Tips From Experienced Users to Maximize and Control Vape High Duration

  • Step your temperature: Start at 175°C for the first half of a session, then push to 195–205°C to extract remaining cannabinoids. This stages your hit profile and extends the session.
  • Pack for your device: Convection devices like the Convector XL V2 or the Fuji want loose, consistent packs. Tight packing kills airflow and extraction uniformity.
  • Stir mid-session: For conduction devices especially, stirring the bowl halfway through redistributes material and dramatically improves extraction evenness.
  • Space your hits: 10 to 15 minutes between hits within a session. Rapid successive hits don't proportionally increase the high — they just build tolerance faster.
  • Hydrate and eat beforehand: Cannabis absorption is affected by metabolic state. Fasted, dehydrated users often report shorter, less satisfying sessions.
  • Clean your device: Resin buildup in the airpath doesn't just affect flavor — it can impede airflow enough to reduce extraction efficiency. Regular cleaning, particularly of screens and airpaths, maintains consistent performance.
  • Save your ABV: Don't re-vape dark ABV. Collect it and make edibles. The high will be different — heavier and longer — but you're getting value from material you'd otherwise discard.
  • Know your ceiling: Most users have a maximum functional dose beyond which additional material produces diminishing or unpleasant effects. Learning that number and not exceeding it per session is a practical efficiency skill.

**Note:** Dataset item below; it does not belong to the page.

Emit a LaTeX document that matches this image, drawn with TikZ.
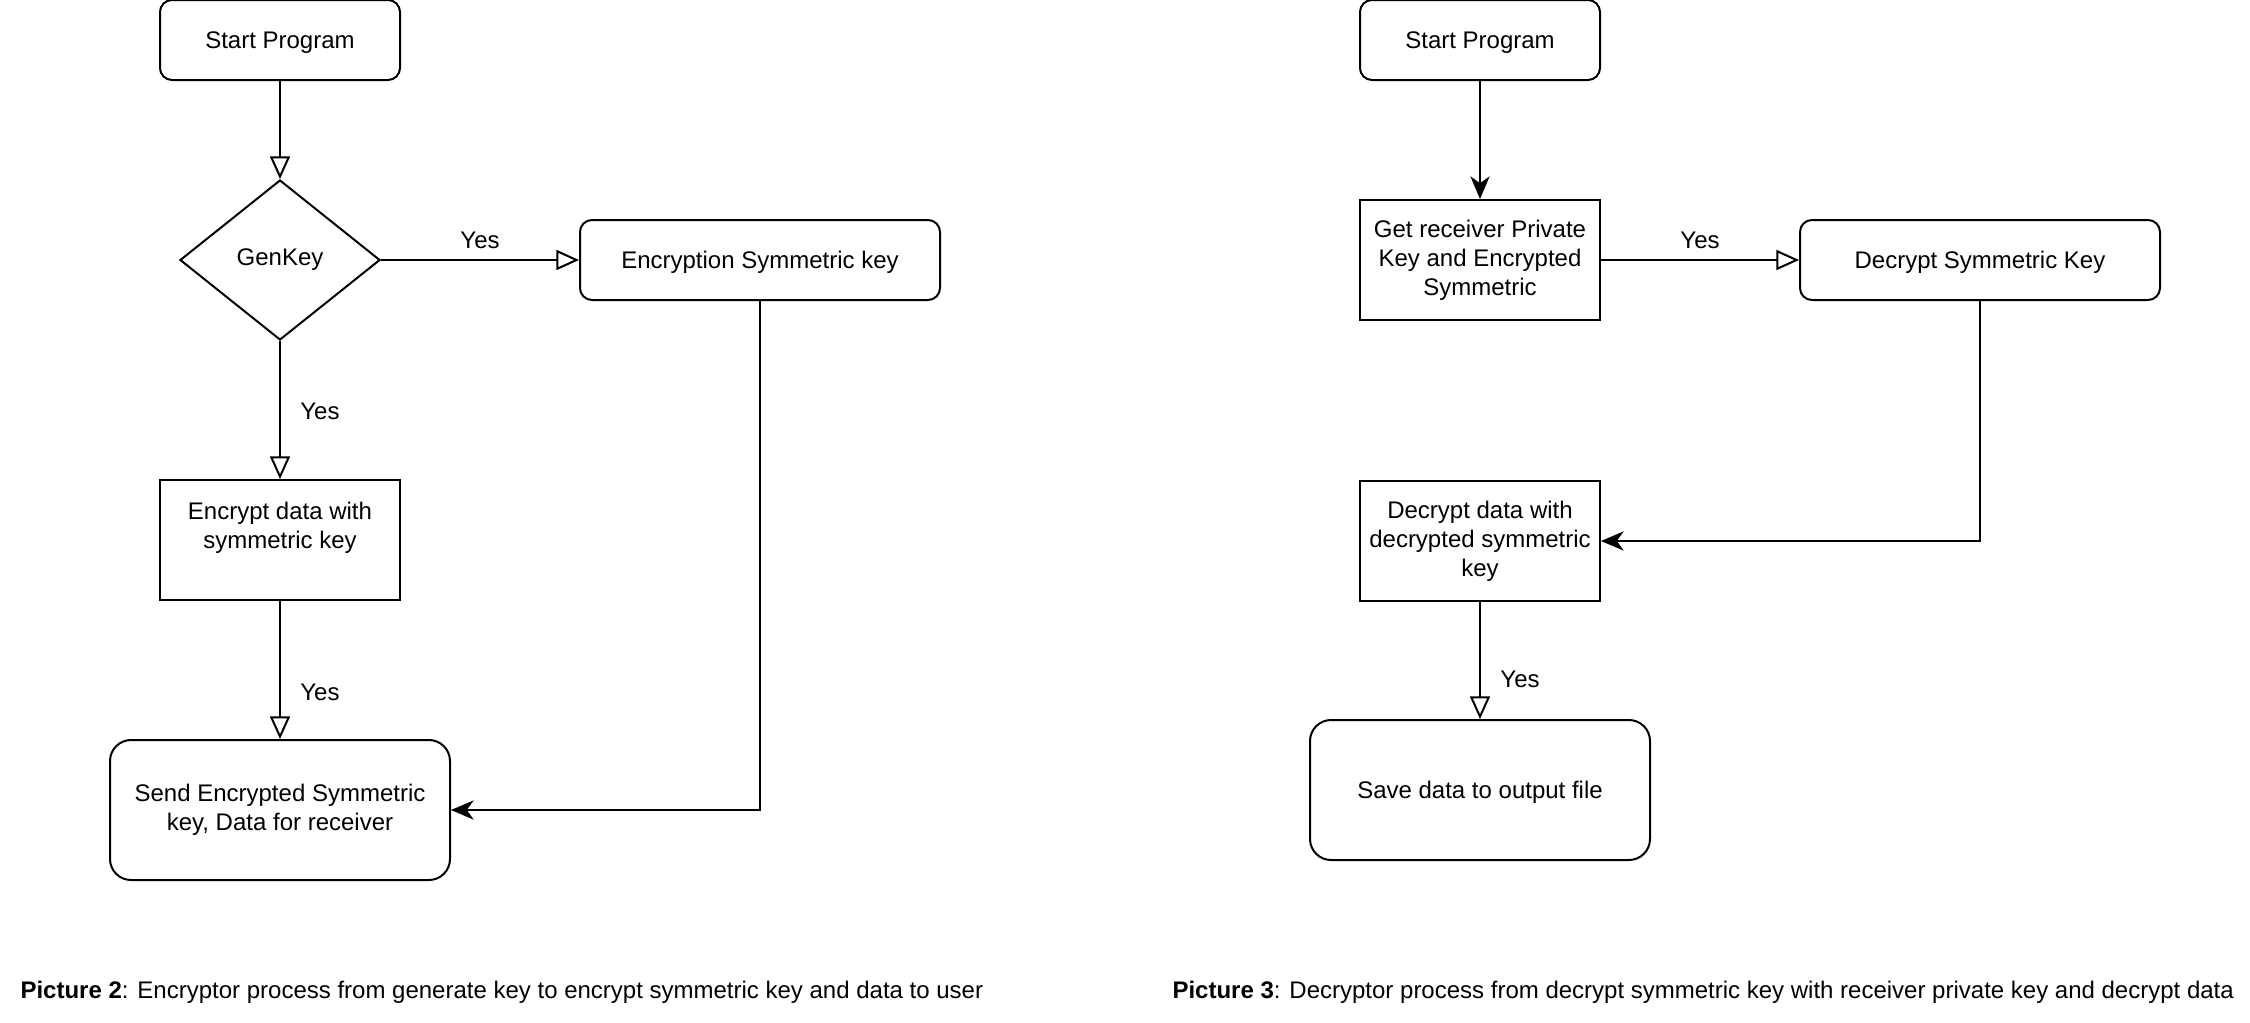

The Bottom Line: There's No Single Answer, But You Can Engineer One

Vape high duration is a function of temperature, device type, heating method, material, tolerance, and technique — in roughly that order of controllability. A 2-hour functional high from a single, well-executed session at 185–195°C with quality flower in a true convection device is achievable and repeatable. A chaotic, inconsistent experience is almost always traceable to one of the variables above being uncontrolled.

The experienced user's advantage is exactly this: you can isolate and adjust variables in a way that first-timers can't. If your sessions feel inconsistent, start with temperature and device. If you've already got those dialed in, look at tolerance. If tolerance is managed and you're still underperforming, look at material quality and technique.

Vaporization rewards deliberateness. The devices that make deliberateness easiest — true convection heaters with stable, accurate temperature delivery and inert airpaths — are the ones that give you the most consistent, predictable results. Everything else is noise.